We particularly encourage essays that reflect on teaching as an engaged practice within philosophy, cultural studies, critical race theory, feminist theory, or decolonial critique; that consider how aesthetic forms and philosophical concepts inform pedagogy; or that experiment with new forms of public and collective learning.
Activist‑Scholarship
We also invite essays that critically investigate the ethical, political, and methodological challenges of crafting scholarship in service of social change. Here, activist scholarship is understood expansively as practices that traverse and complicate the lines between theorizing and doing, between scholarship and activism, and between creative expression and critical analysis.
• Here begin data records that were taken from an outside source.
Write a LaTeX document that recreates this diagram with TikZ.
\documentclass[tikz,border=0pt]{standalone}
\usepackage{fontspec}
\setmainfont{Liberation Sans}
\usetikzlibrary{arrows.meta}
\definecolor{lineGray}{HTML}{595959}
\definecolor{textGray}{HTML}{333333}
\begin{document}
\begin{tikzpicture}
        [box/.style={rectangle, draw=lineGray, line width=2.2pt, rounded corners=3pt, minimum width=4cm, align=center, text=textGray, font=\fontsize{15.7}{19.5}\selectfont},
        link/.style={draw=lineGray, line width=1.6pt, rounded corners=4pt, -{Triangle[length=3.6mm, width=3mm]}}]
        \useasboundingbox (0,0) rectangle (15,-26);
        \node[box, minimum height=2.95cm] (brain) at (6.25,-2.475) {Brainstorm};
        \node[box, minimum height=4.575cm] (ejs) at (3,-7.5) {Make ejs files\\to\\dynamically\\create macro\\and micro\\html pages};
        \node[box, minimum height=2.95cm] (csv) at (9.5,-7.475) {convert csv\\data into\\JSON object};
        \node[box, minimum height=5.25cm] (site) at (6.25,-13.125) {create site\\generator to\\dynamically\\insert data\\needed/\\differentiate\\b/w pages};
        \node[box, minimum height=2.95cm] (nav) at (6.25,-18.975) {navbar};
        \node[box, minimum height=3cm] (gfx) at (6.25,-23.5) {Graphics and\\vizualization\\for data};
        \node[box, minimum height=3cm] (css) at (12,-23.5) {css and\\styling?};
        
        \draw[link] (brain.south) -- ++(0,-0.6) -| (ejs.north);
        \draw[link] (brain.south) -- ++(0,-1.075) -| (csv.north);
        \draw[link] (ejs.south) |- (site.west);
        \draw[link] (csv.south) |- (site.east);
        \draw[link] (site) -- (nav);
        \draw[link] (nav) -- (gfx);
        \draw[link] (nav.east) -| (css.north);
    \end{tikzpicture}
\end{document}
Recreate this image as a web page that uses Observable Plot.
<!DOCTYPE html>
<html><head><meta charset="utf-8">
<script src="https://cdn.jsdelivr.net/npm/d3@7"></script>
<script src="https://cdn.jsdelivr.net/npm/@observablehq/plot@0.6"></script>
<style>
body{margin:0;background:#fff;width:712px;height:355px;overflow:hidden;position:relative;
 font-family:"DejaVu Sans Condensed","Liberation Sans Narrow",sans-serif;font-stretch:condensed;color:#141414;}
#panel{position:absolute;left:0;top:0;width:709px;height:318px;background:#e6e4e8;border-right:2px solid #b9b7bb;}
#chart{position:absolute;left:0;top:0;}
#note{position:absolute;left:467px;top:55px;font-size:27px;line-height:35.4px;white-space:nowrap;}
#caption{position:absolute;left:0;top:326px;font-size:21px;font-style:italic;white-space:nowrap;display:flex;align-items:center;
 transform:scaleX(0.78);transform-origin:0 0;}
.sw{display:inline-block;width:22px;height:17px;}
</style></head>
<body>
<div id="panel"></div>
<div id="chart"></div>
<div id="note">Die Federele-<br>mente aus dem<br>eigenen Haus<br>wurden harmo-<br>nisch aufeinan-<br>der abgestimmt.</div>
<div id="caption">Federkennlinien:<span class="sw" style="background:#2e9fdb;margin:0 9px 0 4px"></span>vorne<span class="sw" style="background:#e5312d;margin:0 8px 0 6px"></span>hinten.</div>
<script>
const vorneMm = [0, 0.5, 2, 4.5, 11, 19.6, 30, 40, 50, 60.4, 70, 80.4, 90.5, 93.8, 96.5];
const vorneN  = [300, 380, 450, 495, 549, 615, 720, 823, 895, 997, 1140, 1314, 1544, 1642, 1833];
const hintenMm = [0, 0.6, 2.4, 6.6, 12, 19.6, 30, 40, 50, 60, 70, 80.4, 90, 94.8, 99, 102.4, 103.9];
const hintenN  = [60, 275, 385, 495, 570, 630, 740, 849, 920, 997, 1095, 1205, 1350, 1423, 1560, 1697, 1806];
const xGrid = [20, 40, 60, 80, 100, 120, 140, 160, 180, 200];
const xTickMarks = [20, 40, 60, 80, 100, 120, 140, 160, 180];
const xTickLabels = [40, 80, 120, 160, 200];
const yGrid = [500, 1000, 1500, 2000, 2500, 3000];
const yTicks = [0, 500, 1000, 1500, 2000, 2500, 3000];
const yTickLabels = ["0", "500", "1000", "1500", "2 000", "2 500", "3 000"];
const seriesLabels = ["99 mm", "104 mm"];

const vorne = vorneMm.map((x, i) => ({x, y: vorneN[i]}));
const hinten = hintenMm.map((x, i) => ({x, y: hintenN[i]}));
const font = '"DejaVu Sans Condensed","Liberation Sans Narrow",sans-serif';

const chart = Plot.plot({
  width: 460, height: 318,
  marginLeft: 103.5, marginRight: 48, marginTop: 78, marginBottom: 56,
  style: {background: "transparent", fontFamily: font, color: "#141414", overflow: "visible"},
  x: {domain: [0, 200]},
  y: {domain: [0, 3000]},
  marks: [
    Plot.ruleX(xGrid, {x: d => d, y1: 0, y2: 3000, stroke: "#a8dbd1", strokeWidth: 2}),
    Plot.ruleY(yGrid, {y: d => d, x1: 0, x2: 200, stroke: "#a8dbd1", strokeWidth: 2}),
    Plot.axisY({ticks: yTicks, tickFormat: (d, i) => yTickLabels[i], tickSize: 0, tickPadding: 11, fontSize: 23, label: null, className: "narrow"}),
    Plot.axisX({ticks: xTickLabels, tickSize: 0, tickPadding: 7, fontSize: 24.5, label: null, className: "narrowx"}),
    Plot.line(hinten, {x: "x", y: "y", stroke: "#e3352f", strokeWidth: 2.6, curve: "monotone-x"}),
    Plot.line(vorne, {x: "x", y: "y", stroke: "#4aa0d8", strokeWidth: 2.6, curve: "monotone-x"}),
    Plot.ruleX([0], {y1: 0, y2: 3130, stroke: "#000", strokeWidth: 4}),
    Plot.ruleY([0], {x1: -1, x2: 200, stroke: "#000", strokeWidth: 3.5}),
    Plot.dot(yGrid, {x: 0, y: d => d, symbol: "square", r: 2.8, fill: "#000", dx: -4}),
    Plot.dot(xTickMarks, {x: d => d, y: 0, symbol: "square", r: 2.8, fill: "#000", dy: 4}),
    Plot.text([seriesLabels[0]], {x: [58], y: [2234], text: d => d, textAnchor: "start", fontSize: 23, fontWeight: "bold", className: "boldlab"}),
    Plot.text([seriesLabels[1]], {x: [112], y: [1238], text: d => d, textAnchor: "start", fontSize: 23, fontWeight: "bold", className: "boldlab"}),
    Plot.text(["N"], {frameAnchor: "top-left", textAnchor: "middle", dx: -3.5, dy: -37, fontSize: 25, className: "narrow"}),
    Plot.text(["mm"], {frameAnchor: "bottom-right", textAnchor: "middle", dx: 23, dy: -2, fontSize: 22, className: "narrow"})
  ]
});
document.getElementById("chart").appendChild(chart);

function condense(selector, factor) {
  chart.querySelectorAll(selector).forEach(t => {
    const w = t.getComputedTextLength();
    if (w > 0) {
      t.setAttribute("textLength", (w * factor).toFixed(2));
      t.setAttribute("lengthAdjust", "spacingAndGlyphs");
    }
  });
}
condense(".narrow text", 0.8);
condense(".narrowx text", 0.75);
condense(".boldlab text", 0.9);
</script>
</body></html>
Instead of straightforward descriptions of particular projects or organizations, we encourage submissions that offer reflective and theoretically grounded analyses. Essays might consider tensions and paradoxes that arise in activist work, propose new frameworks informed by philosophical inquiry and aesthetic practice, or explore how creative and cultural forms contribute to reimagining collective life and resistance. We are particularly drawn to contributions that illuminate how affect, symbolism, and ethical questions shape activist scholarship and its potential to transform understanding and action alike.